When All Is Said(49)
‘He helped me with problem I had. He is very nice, very kind.’
‘He is that. You’re not from here then?’
‘Me? No!’ she says, as if it were madness to think any sane person could possibly be born, bred and still live here.
‘Latvia,’ said so proudly, it makes me smile.
‘What do you think of working here then, at the hotel?’ I ask, determined that she will drag nothing else from me.
‘Yes. It’s nice. Busy. Emily, is very nice person.’
‘Ah, Emily. Yes, a lady.’
‘Yes. Emily is lady,’ she states, like she’s confused at how I could possibly mix up her gender.
I smile more to myself than to her and think what an even richer man I’d be if I could bottle and sell that ballsiness of hers.
* * *
When you were small, no more than four, I came in late one evening. The kitchen was empty. Spick and span as it always was straight after the dinner. I knew Sadie would’ve been elbow deep in soapy water, scrubbing the kitchen back to order, not an hour before. My place lay set at the table. As I lifted the saucepan lid off my dinner and stuck it in the Aga, I could hear your voices from down the hall. I sat to the Meath Chronicle, perusing the market news. Try as I might not to let it, the laughter got the better of me in the end and I left the paper down and headed in your direction. The bathroom door was open, and as I passed it I could see the bath still quarter full, with a couple of surviving suds and a yellow duck floating among them. I held back in the hallway peering in at the pair of you next door in your bedroom.
‘Kevin, I love you. Your Mammy loves you,’ Sadie said, marking every word with a kiss to your tummy as you lay on the ground being dried. ‘She loves every bone of you, do you know that?’
‘Hmm hmm,’ you replied, happily watching puffs of white rise from the Johnson’s baby powder container every time you pressed its middle.
‘And does Kevin love Kevin?’ Puff upon puff of whiteness filled the air. Does Kevin love Kevin, I repeated in my head.
You didn’t reply.
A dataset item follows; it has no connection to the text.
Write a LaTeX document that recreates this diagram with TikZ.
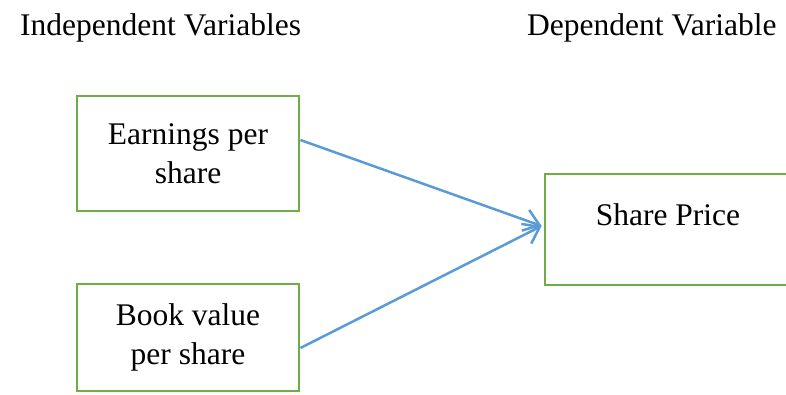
\documentclass[tikz,border=0pt]{standalone}
\usepackage{fontspec}
\setmainfont{Liberation Serif}
\usetikzlibrary{arrows.meta}
\definecolor{boxgreen}{HTML}{70AD47}
\definecolor{arrowblue}{HTML}{5B9BD5}
\begin{document}
\begin{tikzpicture}[x=1pt,y=-1pt,
  varbox/.style={draw=boxgreen,line width=2.8pt,minimum width=222pt,minimum height=115pt,inner sep=0pt,align=center,font=\fontsize{31.5}{39}\selectfont},
  heading/.style={anchor=base west,inner sep=0pt,font=\fontsize{31.5}{36}\selectfont},
  link/.style={draw=arrowblue,line width=2.5pt,-{Straight Barb[length=15pt,width=22pt,line width=2.5pt]}}]
\useasboundingbox (0,0) rectangle (786,394);
\node[heading] (hind) at (20,35) {Independent Variables};
\node[heading] (hdep) at (527,35) {Dependent Variable};
\node[varbox] (eps) at (188,153.5) {Earnings per\\share};
\node[varbox,minimum height=107pt] (bvps) at (188,337.5) {Book value\\per share};
\node[varbox,minimum width=246pt,minimum height=111pt] (sp) at (668,229.5) {};
\node[anchor=base,inner sep=0pt,font=\fontsize{31.5}{36}\selectfont] (sptext) at (668,225) {Share Price};
\draw[link] ([yshift=13.5pt]eps.east) -- ([xshift=-2pt,yshift=3.5pt]sp.west);
\draw[link] ([yshift=-10.5pt]bvps.east) -- ([xshift=-2pt,yshift=3.5pt]sp.west);
\end{tikzpicture}
\end{document}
Instead you turned the talcum powder upside down, shaking it vigorously on to your tummy and the floor.
‘Because if you love this wee boy,’ she continued, dispersing the powder all over you, ‘and are always kind to him and always try to understand him then I think he will be the happiest little man in the whole wide world.’ She used the corner of the bath towel to rub the white smatterings from the carpet. ‘Will you do that, will you love Kevin for me? Will ya? Ya rascal,’ she asked, administering another tickle that let loose more squeals of laughter.
I never disturbed you but made my way into our darkened bedroom and sat on the side of the bed looking out at the silhouette of our trees and the hills against the night sky, brightened by one of the biggest moons I’d ever seen. It was too much even for me, a man of forty-three, to try to comprehend what Sadie had said, let alone a child of four. Loving yourself? The very thought. I reached for the bedside lamp, fumbling to find the switch under the shade. I pulled the curtains closed and stood looking at the brown flowers with their orange centres, one after another, row upon row. My finger rose to follow the pattern of the petals. My blackened nail and layers of hardened skin that had no hope of feeling the fibre circled anyway.
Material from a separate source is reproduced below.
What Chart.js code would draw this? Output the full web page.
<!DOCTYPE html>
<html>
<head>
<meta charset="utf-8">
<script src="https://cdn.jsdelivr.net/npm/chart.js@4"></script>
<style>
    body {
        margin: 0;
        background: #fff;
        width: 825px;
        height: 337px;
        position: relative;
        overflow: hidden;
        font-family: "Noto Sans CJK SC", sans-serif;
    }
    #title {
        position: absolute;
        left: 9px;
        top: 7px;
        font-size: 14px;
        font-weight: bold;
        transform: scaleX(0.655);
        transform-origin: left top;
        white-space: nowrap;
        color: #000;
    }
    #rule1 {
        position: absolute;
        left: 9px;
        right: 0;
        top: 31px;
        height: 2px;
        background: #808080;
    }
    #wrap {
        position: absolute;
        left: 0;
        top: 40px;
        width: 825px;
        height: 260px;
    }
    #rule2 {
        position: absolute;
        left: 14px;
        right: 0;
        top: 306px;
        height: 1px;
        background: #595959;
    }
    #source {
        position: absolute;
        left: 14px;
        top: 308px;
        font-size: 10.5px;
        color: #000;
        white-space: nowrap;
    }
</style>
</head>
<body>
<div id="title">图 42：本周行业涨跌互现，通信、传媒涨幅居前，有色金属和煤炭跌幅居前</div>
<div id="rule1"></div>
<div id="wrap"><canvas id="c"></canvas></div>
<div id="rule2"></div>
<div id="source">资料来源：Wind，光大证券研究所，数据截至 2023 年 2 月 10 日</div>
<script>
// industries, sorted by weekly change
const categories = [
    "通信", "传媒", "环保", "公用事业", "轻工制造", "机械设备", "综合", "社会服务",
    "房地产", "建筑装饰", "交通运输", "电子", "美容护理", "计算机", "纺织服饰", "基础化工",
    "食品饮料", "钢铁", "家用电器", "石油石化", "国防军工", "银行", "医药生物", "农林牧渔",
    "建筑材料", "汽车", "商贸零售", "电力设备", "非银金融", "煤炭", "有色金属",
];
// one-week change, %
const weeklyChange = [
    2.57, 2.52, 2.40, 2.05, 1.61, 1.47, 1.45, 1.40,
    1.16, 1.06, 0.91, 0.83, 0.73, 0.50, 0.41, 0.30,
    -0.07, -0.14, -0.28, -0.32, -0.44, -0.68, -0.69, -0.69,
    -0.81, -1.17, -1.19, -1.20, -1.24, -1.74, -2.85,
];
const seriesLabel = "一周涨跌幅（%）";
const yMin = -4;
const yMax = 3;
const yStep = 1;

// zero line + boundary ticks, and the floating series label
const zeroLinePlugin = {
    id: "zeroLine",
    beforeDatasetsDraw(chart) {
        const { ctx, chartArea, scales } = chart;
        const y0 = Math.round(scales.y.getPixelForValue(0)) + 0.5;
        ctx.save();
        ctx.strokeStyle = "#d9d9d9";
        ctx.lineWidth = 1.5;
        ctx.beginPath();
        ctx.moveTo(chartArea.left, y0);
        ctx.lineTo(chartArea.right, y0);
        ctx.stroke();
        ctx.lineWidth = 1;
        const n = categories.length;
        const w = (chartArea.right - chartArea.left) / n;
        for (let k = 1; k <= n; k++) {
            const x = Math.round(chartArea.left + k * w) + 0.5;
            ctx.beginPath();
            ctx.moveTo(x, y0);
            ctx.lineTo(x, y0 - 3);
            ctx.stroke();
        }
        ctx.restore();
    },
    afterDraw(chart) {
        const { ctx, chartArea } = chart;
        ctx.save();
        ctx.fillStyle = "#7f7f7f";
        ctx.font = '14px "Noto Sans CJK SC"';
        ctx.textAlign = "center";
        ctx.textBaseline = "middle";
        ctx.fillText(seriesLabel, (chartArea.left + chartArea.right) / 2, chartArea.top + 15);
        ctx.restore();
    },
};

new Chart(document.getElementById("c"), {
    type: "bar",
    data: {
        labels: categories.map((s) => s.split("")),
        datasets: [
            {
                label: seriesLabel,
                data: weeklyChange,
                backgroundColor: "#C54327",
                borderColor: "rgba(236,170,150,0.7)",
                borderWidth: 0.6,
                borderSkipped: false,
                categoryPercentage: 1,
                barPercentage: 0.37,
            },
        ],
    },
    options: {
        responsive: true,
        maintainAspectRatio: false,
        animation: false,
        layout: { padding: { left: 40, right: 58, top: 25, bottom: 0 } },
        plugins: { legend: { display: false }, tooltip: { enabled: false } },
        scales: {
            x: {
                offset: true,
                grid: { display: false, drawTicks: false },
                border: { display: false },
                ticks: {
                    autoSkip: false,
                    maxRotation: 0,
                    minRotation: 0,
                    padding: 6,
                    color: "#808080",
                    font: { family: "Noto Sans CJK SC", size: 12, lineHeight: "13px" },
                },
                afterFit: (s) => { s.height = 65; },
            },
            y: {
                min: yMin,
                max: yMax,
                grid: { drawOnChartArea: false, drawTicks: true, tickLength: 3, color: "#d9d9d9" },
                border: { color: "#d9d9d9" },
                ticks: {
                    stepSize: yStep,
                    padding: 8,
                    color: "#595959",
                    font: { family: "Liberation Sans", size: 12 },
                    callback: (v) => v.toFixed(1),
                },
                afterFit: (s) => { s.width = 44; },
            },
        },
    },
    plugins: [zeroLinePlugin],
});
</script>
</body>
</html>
‘Oh, you’re home?’ Sadie said, from the door behind me.
‘Thought I’d change out of these,’ I said, my fingers pulling away from the flowers, pretending at taking off my jumper.
‘A first for everything, I suppose. I left the dinner for you.’
‘I saw that.’
‘This man’s off to bed.’ Her head nodded in the direction of your room. ‘Are you coming in to say good night?’
‘I’ll be in now.’
How many times did Sadie talk to you that way, I wonder. And is that why you are the man you are? So sure and happy in your life?
* * *
You never wanted the land, not even one bit interested. I tried. Made you work alongside me, from early on, out in your rain gear and boots. She’d have had you in bubble wrap if I’d let her. Aren’t children supposed to love the mud and getting themselves dirty? Not you. There were times I got so frustrated. That moanie head on you. Miserable you’d be. Wet and feckin’ miserable. Picking at the straw with your fork, like it was diseased.
‘Come on. Give it a bit of welly,’ I’d say, demonstrating how it should be done. You’d stretch the fork a little further, but that would be it. Soon you’d be back to picking at the edges.
‘Go in,’ I’d say, ‘go in to blazes. I’ll do it me feckin’ self.’
Off you’d go then, back inside, bawling. I’d see Sadie bend to comfort you through the kitchen window, unfurling you from all of your protective layers.
‘Ach, Maurice, he’s only wee, can you not be a little kinder?’ I didn’t need to hear what she’d have to say on the matter. I knew it by heart. I knew to leave well enough alone and not go in straight away, even if I’d been inclined. I bulled on outside, cursing your softness. I gave up trying after a few years. Left you to your books.
‘How do you read them yokes?’ I asked you once. ‘The size of them.’ You must have been in secondary by then. Sitting at the kitchen table when I came in, always at the books.